# front end loader



## arthur troscher (Jan 26, 2021)

will a front end loader on a yanmar fx32d fit on a yanmar 240


----------



## bmaverick (Feb 20, 2014)

Arthur, 

What loader and model number is on the FX32D now? If it's a Yanmar, that can be easily cross referenced.

Just to play it safe, are we talking a YM240 or a CB240 Yanmar? ? ? The first letters make a world of a difference now as Yanmar is REUSING numbers, but with a different prefix.


----------



## arthur troscher (Jan 26, 2021)

bmaverick said:


> Arthur,
> 
> What loader and model number is on the FX32D now? If it's a Yanmar, that can be easily cross referenced.
> 
> Just to play it safe, are we talking a YM240 or a CB240 Yanmar? ? ? The first letters make a world of a difference now as Yanmar is REUSING numbers, but with a different prefix.

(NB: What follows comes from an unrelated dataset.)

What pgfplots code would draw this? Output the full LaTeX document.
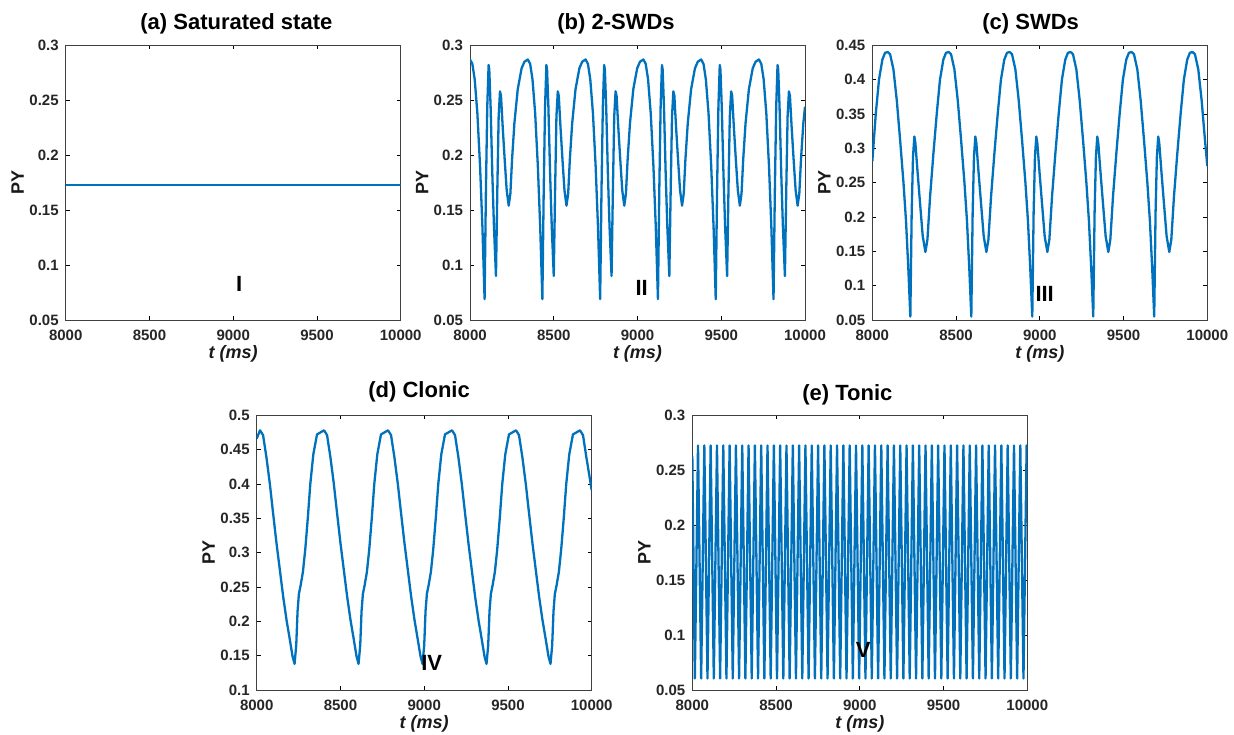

my loader is a Vteks H-D V3a and if I can't get my fx32d running then I was looking at a YM240 and move my loader to that unit


----------



## bmaverick (Feb 20, 2014)

arthur troscher said:


> my loader is a Vteks H-D V3a and if I can't get my fx32d running then I was looking at a YM240 and move my loader to that unit


I have a slew of the OE Yanmar YFL manuals. But your FX32D uses a 3rd party FEL. With that said, You'll have to take many measurements and look are the lift controls for comparison. The flow rates of the hydraulic fluid between the machines is also to be considered.


----------



## arthur troscher (Jan 26, 2021)

bmaverick said:


> I have a slew of the OE Yanmar YFL manuals. But your FX32D uses a 3rd party FEL. With that said, You'll have to take many measurements and look are the lift controls for comparison. The flow rates of the hydraulic fluid between the machines is also to be considered.


yes sir we will do that thank you for your input


----------